_Exercise requirements_.
Exclude the pictures and return every line exactly as written.

_Collected material_.
........
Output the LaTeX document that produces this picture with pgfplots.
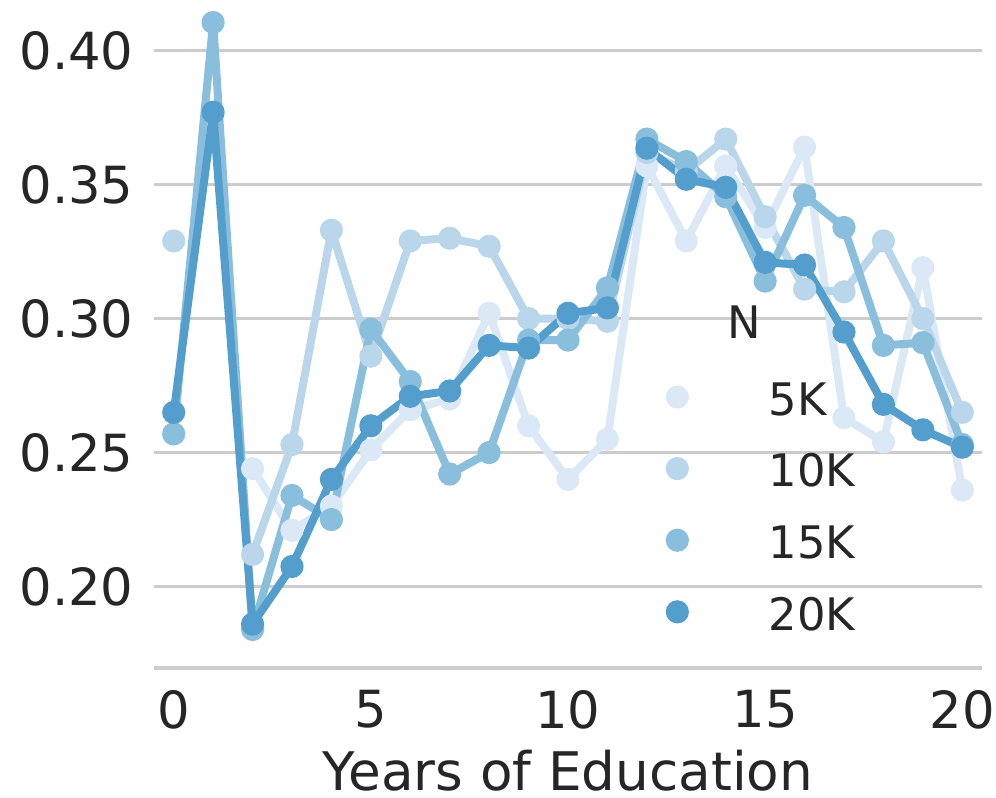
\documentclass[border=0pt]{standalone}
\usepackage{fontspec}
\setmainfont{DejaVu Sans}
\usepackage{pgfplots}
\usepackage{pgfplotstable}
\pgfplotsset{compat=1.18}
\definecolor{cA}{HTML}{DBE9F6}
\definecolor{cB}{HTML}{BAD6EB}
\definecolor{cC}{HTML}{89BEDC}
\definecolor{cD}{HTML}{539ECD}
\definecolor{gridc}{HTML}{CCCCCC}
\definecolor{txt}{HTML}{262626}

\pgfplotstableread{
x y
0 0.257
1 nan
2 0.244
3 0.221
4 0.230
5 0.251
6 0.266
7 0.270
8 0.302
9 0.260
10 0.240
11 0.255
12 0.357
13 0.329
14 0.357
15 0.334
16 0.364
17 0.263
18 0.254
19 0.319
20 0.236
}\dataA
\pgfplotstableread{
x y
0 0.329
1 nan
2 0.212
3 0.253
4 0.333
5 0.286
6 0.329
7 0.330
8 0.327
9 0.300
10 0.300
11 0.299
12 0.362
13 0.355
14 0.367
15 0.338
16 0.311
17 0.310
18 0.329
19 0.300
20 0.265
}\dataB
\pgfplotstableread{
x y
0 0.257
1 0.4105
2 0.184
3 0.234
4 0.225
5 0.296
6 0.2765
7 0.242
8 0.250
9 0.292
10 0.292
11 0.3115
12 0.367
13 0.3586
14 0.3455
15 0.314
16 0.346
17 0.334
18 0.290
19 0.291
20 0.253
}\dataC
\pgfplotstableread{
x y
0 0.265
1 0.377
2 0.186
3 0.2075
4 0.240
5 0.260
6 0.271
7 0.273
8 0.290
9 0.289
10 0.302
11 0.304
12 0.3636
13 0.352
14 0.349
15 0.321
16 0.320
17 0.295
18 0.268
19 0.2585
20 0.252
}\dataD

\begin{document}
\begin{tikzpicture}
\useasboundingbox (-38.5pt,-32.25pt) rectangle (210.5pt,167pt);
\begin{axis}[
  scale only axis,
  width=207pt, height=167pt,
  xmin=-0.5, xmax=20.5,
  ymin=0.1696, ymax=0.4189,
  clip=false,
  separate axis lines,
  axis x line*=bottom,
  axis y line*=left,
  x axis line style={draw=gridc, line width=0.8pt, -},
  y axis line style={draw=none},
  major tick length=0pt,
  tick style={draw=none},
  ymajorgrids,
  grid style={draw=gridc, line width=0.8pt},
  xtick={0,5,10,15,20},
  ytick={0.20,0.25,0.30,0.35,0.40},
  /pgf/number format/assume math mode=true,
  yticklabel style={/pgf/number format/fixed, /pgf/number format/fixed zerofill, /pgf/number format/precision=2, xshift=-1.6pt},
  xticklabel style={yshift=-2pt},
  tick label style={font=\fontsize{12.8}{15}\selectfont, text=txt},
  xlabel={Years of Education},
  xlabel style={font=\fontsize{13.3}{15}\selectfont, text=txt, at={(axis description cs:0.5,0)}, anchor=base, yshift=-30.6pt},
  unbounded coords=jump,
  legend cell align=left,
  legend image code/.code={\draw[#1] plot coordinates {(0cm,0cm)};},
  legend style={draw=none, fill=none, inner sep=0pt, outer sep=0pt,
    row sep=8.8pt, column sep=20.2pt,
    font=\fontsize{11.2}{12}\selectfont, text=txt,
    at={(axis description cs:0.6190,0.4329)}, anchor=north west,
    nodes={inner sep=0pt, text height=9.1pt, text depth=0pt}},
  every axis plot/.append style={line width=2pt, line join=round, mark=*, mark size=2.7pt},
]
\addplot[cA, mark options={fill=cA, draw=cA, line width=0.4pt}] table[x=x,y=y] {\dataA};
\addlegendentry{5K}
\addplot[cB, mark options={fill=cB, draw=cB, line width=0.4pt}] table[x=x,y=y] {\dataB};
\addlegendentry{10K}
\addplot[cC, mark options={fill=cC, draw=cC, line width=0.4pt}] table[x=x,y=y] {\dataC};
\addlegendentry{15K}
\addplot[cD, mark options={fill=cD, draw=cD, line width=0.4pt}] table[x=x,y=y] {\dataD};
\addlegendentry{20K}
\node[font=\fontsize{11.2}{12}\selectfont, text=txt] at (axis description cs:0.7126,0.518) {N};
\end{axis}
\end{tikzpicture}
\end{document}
........
_Solution to the problem_.
Output the LaTeX document that produces this picture with pgfplots.
\documentclass[border=0pt]{standalone}
\usepackage{fontspec}
\setmainfont{DejaVu Sans}
\usepackage{pgfplots}
\usepackage{pgfplotstable}
\pgfplotsset{compat=1.18}
\definecolor{cA}{HTML}{DBE9F6}
\definecolor{cB}{HTML}{BAD6EB}
\definecolor{cC}{HTML}{89BEDC}
\definecolor{cD}{HTML}{539ECD}
\definecolor{gridc}{HTML}{CCCCCC}
\definecolor{txt}{HTML}{262626}

\pgfplotstableread{
x y
0 0.257
1 nan
2 0.244
3 0.221
4 0.230
5 0.251
6 0.266
7 0.270
8 0.302
9 0.260
10 0.240
11 0.255
12 0.357
13 0.329
14 0.357
15 0.334
16 0.364
17 0.263
18 0.254
19 0.319
20 0.236
}\dataA
\pgfplotstableread{
x y
0 0.329
1 nan
2 0.212
3 0.253
4 0.333
5 0.286
6 0.329
7 0.330
8 0.327
9 0.300
10 0.300
11 0.299
12 0.362
13 0.355
14 0.367
15 0.338
16 0.311
17 0.310
18 0.329
19 0.300
20 0.265
}\dataB
\pgfplotstableread{
x y
0 0.257
1 0.4105
2 0.184
3 0.234
4 0.225
5 0.296
6 0.2765
7 0.242
8 0.250
9 0.292
10 0.292
11 0.3115
12 0.367
13 0.3586
14 0.3455
15 0.314
16 0.346
17 0.334
18 0.290
19 0.291
20 0.253
}\dataC
\pgfplotstableread{
x y
0 0.265
1 0.377
2 0.186
3 0.2075
4 0.240
5 0.260
6 0.271
7 0.273
8 0.290
9 0.289
10 0.302
11 0.304
12 0.3636
13 0.352
14 0.349
15 0.321
16 0.320
17 0.295
18 0.268
19 0.2585
20 0.252
}\dataD

\begin{document}
\begin{tikzpicture}
\useasboundingbox (-38.5pt,-32.25pt) rectangle (210.5pt,167pt);
\begin{axis}[
  scale only axis,
  width=207pt, height=167pt,
  xmin=-0.5, xmax=20.5,
  ymin=0.1696, ymax=0.4189,
  clip=false,
  separate axis lines,
  axis x line*=bottom,
  axis y line*=left,
  x axis line style={draw=gridc, line width=0.8pt, -},
  y axis line style={draw=none},
  major tick length=0pt,
  tick style={draw=none},
  ymajorgrids,
  grid style={draw=gridc, line width=0.8pt},
  xtick={0,5,10,15,20},
  ytick={0.20,0.25,0.30,0.35,0.40},
  /pgf/number format/assume math mode=true,
  yticklabel style={/pgf/number format/fixed, /pgf/number format/fixed zerofill, /pgf/number format/precision=2, xshift=-1.6pt},
  xticklabel style={yshift=-2pt},
  tick label style={font=\fontsize{12.8}{15}\selectfont, text=txt},
  xlabel={Years of Education},
  xlabel style={font=\fontsize{13.3}{15}\selectfont, text=txt, at={(axis description cs:0.5,0)}, anchor=base, yshift=-30.6pt},
  unbounded coords=jump,
  legend cell align=left,
  legend image code/.code={\draw[#1] plot coordinates {(0cm,0cm)};},
  legend style={draw=none, fill=none, inner sep=0pt, outer sep=0pt,
    row sep=8.8pt, column sep=20.2pt,
    font=\fontsize{11.2}{12}\selectfont, text=txt,
    at={(axis description cs:0.6190,0.4329)}, anchor=north west,
    nodes={inner sep=0pt, text height=9.1pt, text depth=0pt}},
  every axis plot/.append style={line width=2pt, line join=round, mark=*, mark size=2.7pt},
]
\addplot[cA, mark options={fill=cA, draw=cA, line width=0.4pt}] table[x=x,y=y] {\dataA};
\addlegendentry{5K}
\addplot[cB, mark options={fill=cB, draw=cB, line width=0.4pt}] table[x=x,y=y] {\dataB};
\addlegendentry{10K}
\addplot[cC, mark options={fill=cC, draw=cC, line width=0.4pt}] table[x=x,y=y] {\dataC};
\addlegendentry{15K}
\addplot[cD, mark options={fill=cD, draw=cD, line width=0.4pt}] table[x=x,y=y] {\dataD};
\addlegendentry{20K}
\node[font=\fontsize{11.2}{12}\selectfont, text=txt] at (axis description cs:0.7126,0.518) {N};
\end{axis}
\end{tikzpicture}
\end{document}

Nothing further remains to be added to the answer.